While supporters say the current bail system proves unfair to low-income defendants, Illinois law enforcement officials and prosecutors argue that it will let dangerous criminals back on the streets while sending the message that people can get away with breaking the law.
"Our hands will be tied. The police officers' hands will be tied. What you see in Chicago we'll have here," said James Glasgow, Will County State Attorney. "I won't be able to hold anybody in jail longer than ninety days if they demand trial and at the 90th day they get out – no matter what crime they committed. It's going to be literally the end of days."
Pastor Garland Hunt of The Father's House in Atlanta once served as president of Prison Fellowship and on the Georgia state board of pardons and paroles.
He says while there are flaws in the criminal justice system, cash bail is needed in cases involving major crimes.
"If you've been consistently having assault charges, violent homicides and all this, trespassing, kidnappings, rapes, those kinds of people need more accountability because they also become a greater risk after bail – they could run, they could not come back," Hunt told CBN News.
As a former magistrate, Trammell is familiar with how the cash bail. She says low-income people can't always pay cash bail and end up having to stay in jail until trial, something she believes creates a two-tiered justice system.
"Money is not a great way to determine risk," Trammell explained. "So, you could have someone who is high risk who can pay a high sum to get out and you can have someone who is low risk who just doesn't have access to cash."

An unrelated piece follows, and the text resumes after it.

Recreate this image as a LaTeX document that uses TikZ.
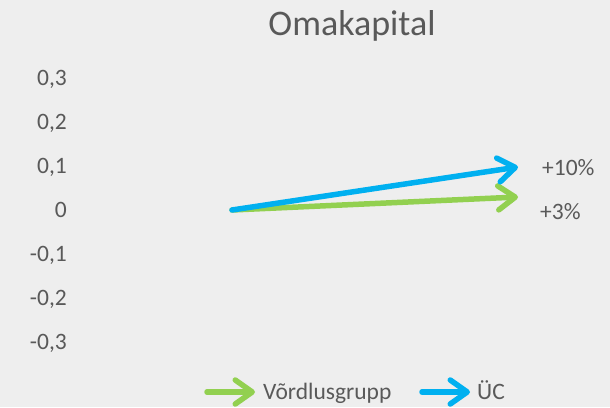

Trammell also pointed out other solutions that are fairer that don't raise safety concerns.
"Jurisdictions across the country are testing things like text reminders," she said. "Often people fail to appear for court for a variety of reasons that don't include committing any crime. So things like text reminders for low-risk defendants help them get to trial on time and not get deeper in the system."
According to the Prison Policy Initiative, there are also stark racial disparities surrounding pre-trial detention rates.
"In large urban areas, young black felony defendants are about fifty percent more likely than white defendants to be held pretrial," the group said.
"People carry their biases into the courtroom – whether it's public defender, whether it's the district attorney, whether it's a judge," said Hunt. 'And so, when the biases are there; could be even law enforcement – that's because we're all human – we bring our humanity into whatever our field is."
Hunt said the media's portrayal of minorities also adds to the problem.
"When they show a lot of bad things that are happening, violent things happening, usually it's about 60 to 70 percent black faces," Hunt explained.
He added, "So, what happens in the mind of law enforcement, politicians, DAs, judges are, that that's where the trouble is as opposed to a maybe a person in suburban area? Maybe they were driving drunk but they're driving a nice car, it's a different environment."
Those are all reasons why Hunt believes the church's voice is needed for healing and confronting inequities in the system.
"The fact that we use incarceration as much as we do – we're not talking about trying to change people," said Hunt. The cycle of recidivism is like 60 percent after three years – goes right back into the system. So how do we adjust that? That's the responsibility of not only the criminal justice system but also the church."
It is a sentiment that Trammell shares.
"My faith compels me to have an answer for them even if that answer is just coming alongside them and helping them through the process that is the justice process," said Trammell.
It is a process that many agree should provide safe communities and equity for all Americans.